Objective ▸
Write out the material exactly. Do not include the pictures.

↓↓↓

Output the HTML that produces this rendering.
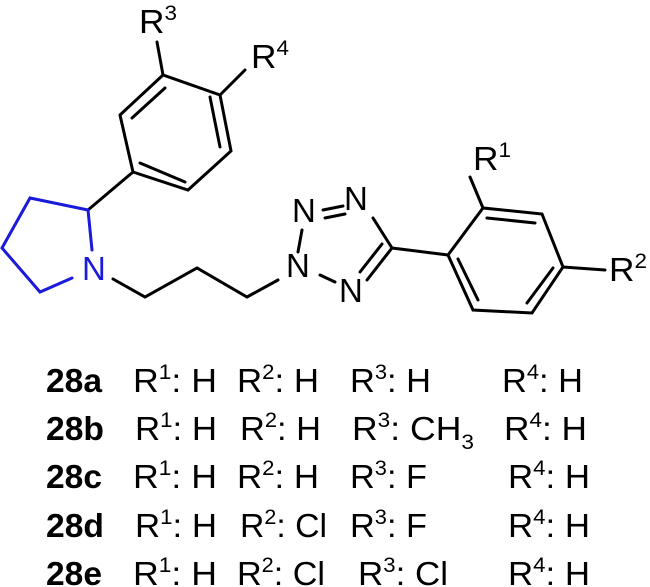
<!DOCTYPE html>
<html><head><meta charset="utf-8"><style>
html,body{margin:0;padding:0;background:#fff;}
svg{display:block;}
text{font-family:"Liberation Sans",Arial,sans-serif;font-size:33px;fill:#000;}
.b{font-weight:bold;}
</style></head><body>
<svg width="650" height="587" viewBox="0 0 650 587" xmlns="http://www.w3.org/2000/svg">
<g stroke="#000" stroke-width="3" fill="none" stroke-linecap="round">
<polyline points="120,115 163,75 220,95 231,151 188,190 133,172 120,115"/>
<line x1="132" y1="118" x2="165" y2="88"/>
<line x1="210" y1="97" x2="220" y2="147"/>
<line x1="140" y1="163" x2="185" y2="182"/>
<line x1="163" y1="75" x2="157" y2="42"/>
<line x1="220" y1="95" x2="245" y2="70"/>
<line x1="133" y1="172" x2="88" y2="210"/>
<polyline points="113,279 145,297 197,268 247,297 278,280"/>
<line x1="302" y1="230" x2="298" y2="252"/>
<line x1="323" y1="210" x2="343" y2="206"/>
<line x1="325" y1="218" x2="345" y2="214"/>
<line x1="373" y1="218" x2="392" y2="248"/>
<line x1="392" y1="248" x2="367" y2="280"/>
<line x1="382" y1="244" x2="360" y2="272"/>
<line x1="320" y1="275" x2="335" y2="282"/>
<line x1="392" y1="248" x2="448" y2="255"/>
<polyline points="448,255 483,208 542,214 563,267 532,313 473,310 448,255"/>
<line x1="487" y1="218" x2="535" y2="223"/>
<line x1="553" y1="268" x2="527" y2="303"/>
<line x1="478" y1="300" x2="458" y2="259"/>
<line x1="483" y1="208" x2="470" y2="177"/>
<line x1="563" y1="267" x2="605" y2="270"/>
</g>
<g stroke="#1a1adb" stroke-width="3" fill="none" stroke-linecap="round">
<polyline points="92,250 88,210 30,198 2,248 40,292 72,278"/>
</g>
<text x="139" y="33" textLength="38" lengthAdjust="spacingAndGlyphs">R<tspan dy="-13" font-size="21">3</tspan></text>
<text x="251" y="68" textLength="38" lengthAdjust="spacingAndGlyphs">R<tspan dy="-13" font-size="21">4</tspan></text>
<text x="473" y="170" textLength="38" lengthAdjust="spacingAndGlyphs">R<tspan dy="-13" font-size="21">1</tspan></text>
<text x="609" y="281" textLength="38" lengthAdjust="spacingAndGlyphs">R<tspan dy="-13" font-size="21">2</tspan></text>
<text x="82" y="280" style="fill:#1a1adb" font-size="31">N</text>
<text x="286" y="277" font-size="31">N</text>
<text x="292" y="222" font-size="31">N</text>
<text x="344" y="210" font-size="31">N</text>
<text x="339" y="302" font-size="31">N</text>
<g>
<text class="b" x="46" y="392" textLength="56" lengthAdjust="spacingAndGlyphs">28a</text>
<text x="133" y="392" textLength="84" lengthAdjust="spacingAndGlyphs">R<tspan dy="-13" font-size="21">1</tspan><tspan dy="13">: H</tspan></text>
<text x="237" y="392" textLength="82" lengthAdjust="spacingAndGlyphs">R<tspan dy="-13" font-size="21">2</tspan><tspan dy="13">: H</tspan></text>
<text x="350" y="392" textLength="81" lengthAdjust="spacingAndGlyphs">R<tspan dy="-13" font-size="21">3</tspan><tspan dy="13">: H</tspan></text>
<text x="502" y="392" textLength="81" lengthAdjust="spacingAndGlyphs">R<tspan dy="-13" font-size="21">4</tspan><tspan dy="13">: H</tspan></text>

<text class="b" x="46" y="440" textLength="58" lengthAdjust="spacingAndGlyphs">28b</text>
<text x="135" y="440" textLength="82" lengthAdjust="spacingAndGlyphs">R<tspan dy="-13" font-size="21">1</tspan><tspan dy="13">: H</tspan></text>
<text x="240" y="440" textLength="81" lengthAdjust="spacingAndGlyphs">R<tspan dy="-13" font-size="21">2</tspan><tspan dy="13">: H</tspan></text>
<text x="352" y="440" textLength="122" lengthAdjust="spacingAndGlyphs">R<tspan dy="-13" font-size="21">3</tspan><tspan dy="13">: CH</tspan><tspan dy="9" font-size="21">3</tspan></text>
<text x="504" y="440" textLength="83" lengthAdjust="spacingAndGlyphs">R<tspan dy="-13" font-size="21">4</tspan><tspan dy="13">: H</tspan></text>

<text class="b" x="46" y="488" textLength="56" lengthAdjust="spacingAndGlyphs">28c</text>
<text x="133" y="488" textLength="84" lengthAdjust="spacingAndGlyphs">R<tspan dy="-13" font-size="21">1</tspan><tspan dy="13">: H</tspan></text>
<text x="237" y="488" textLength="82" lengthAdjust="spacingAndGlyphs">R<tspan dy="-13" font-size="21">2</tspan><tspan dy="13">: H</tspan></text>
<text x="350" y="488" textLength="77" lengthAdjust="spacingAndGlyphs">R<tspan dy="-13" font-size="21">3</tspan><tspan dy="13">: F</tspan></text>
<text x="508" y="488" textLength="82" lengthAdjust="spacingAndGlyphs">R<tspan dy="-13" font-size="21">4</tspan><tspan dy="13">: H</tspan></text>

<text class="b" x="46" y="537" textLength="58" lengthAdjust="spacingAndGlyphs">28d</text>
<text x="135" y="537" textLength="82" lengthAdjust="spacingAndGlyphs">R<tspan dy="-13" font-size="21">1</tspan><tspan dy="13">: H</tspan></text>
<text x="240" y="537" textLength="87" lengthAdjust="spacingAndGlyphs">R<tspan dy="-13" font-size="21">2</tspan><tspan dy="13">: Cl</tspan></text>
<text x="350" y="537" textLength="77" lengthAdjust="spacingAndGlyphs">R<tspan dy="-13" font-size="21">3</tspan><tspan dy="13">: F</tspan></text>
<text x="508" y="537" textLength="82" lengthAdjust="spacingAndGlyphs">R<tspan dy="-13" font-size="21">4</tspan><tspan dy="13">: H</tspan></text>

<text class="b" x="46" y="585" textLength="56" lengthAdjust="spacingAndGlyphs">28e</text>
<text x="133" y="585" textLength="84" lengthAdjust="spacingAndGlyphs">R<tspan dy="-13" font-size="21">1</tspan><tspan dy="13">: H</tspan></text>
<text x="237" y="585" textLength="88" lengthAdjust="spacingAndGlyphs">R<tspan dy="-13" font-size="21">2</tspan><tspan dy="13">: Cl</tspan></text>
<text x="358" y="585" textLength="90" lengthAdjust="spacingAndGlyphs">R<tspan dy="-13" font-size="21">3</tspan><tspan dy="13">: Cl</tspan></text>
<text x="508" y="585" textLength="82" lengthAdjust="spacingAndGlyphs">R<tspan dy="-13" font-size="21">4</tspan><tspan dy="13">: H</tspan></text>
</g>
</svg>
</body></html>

↑↑↑

Exercise output ▸
Output the HTML that produces this rendering.
<!DOCTYPE html>
<html><head><meta charset="utf-8"><style>
html,body{margin:0;padding:0;background:#fff;}
svg{display:block;}
text{font-family:"Liberation Sans",Arial,sans-serif;font-size:33px;fill:#000;}
.b{font-weight:bold;}
</style></head><body>
<svg width="650" height="587" viewBox="0 0 650 587" xmlns="http://www.w3.org/2000/svg">
<g stroke="#000" stroke-width="3" fill="none" stroke-linecap="round">
<polyline points="120,115 163,75 220,95 231,151 188,190 133,172 120,115"/>
<line x1="132" y1="118" x2="165" y2="88"/>
<line x1="210" y1="97" x2="220" y2="147"/>
<line x1="140" y1="163" x2="185" y2="182"/>
<line x1="163" y1="75" x2="157" y2="42"/>
<line x1="220" y1="95" x2="245" y2="70"/>
<line x1="133" y1="172" x2="88" y2="210"/>
<polyline points="113,279 145,297 197,268 247,297 278,280"/>
<line x1="302" y1="230" x2="298" y2="252"/>
<line x1="323" y1="210" x2="343" y2="206"/>
<line x1="325" y1="218" x2="345" y2="214"/>
<line x1="373" y1="218" x2="392" y2="248"/>
<line x1="392" y1="248" x2="367" y2="280"/>
<line x1="382" y1="244" x2="360" y2="272"/>
<line x1="320" y1="275" x2="335" y2="282"/>
<line x1="392" y1="248" x2="448" y2="255"/>
<polyline points="448,255 483,208 542,214 563,267 532,313 473,310 448,255"/>
<line x1="487" y1="218" x2="535" y2="223"/>
<line x1="553" y1="268" x2="527" y2="303"/>
<line x1="478" y1="300" x2="458" y2="259"/>
<line x1="483" y1="208" x2="470" y2="177"/>
<line x1="563" y1="267" x2="605" y2="270"/>
</g>
<g stroke="#1a1adb" stroke-width="3" fill="none" stroke-linecap="round">
<polyline points="92,250 88,210 30,198 2,248 40,292 72,278"/>
</g>
<text x="139" y="33" textLength="38" lengthAdjust="spacingAndGlyphs">R<tspan dy="-13" font-size="21">3</tspan></text>
<text x="251" y="68" textLength="38" lengthAdjust="spacingAndGlyphs">R<tspan dy="-13" font-size="21">4</tspan></text>
<text x="473" y="170" textLength="38" lengthAdjust="spacingAndGlyphs">R<tspan dy="-13" font-size="21">1</tspan></text>
<text x="609" y="281" textLength="38" lengthAdjust="spacingAndGlyphs">R<tspan dy="-13" font-size="21">2</tspan></text>
<text x="82" y="280" style="fill:#1a1adb" font-size="31">N</text>
<text x="286" y="277" font-size="31">N</text>
<text x="292" y="222" font-size="31">N</text>
<text x="344" y="210" font-size="31">N</text>
<text x="339" y="302" font-size="31">N</text>
<g>
<text class="b" x="46" y="392" textLength="56" lengthAdjust="spacingAndGlyphs">28a</text>
<text x="133" y="392" textLength="84" lengthAdjust="spacingAndGlyphs">R<tspan dy="-13" font-size="21">1</tspan><tspan dy="13">: H</tspan></text>
<text x="237" y="392" textLength="82" lengthAdjust="spacingAndGlyphs">R<tspan dy="-13" font-size="21">2</tspan><tspan dy="13">: H</tspan></text>
<text x="350" y="392" textLength="81" lengthAdjust="spacingAndGlyphs">R<tspan dy="-13" font-size="21">3</tspan><tspan dy="13">: H</tspan></text>
<text x="502" y="392" textLength="81" lengthAdjust="spacingAndGlyphs">R<tspan dy="-13" font-size="21">4</tspan><tspan dy="13">: H</tspan></text>

<text class="b" x="46" y="440" textLength="58" lengthAdjust="spacingAndGlyphs">28b</text>
<text x="135" y="440" textLength="82" lengthAdjust="spacingAndGlyphs">R<tspan dy="-13" font-size="21">1</tspan><tspan dy="13">: H</tspan></text>
<text x="240" y="440" textLength="81" lengthAdjust="spacingAndGlyphs">R<tspan dy="-13" font-size="21">2</tspan><tspan dy="13">: H</tspan></text>
<text x="352" y="440" textLength="122" lengthAdjust="spacingAndGlyphs">R<tspan dy="-13" font-size="21">3</tspan><tspan dy="13">: CH</tspan><tspan dy="9" font-size="21">3</tspan></text>
<text x="504" y="440" textLength="83" lengthAdjust="spacingAndGlyphs">R<tspan dy="-13" font-size="21">4</tspan><tspan dy="13">: H</tspan></text>

<text class="b" x="46" y="488" textLength="56" lengthAdjust="spacingAndGlyphs">28c</text>
<text x="133" y="488" textLength="84" lengthAdjust="spacingAndGlyphs">R<tspan dy="-13" font-size="21">1</tspan><tspan dy="13">: H</tspan></text>
<text x="237" y="488" textLength="82" lengthAdjust="spacingAndGlyphs">R<tspan dy="-13" font-size="21">2</tspan><tspan dy="13">: H</tspan></text>
<text x="350" y="488" textLength="77" lengthAdjust="spacingAndGlyphs">R<tspan dy="-13" font-size="21">3</tspan><tspan dy="13">: F</tspan></text>
<text x="508" y="488" textLength="82" lengthAdjust="spacingAndGlyphs">R<tspan dy="-13" font-size="21">4</tspan><tspan dy="13">: H</tspan></text>

<text class="b" x="46" y="537" textLength="58" lengthAdjust="spacingAndGlyphs">28d</text>
<text x="135" y="537" textLength="82" lengthAdjust="spacingAndGlyphs">R<tspan dy="-13" font-size="21">1</tspan><tspan dy="13">: H</tspan></text>
<text x="240" y="537" textLength="87" lengthAdjust="spacingAndGlyphs">R<tspan dy="-13" font-size="21">2</tspan><tspan dy="13">: Cl</tspan></text>
<text x="350" y="537" textLength="77" lengthAdjust="spacingAndGlyphs">R<tspan dy="-13" font-size="21">3</tspan><tspan dy="13">: F</tspan></text>
<text x="508" y="537" textLength="82" lengthAdjust="spacingAndGlyphs">R<tspan dy="-13" font-size="21">4</tspan><tspan dy="13">: H</tspan></text>

<text class="b" x="46" y="585" textLength="56" lengthAdjust="spacingAndGlyphs">28e</text>
<text x="133" y="585" textLength="84" lengthAdjust="spacingAndGlyphs">R<tspan dy="-13" font-size="21">1</tspan><tspan dy="13">: H</tspan></text>
<text x="237" y="585" textLength="88" lengthAdjust="spacingAndGlyphs">R<tspan dy="-13" font-size="21">2</tspan><tspan dy="13">: Cl</tspan></text>
<text x="358" y="585" textLength="90" lengthAdjust="spacingAndGlyphs">R<tspan dy="-13" font-size="21">3</tspan><tspan dy="13">: Cl</tspan></text>
<text x="508" y="585" textLength="82" lengthAdjust="spacingAndGlyphs">R<tspan dy="-13" font-size="21">4</tspan><tspan dy="13">: H</tspan></text>
</g>
</svg>
</body></html>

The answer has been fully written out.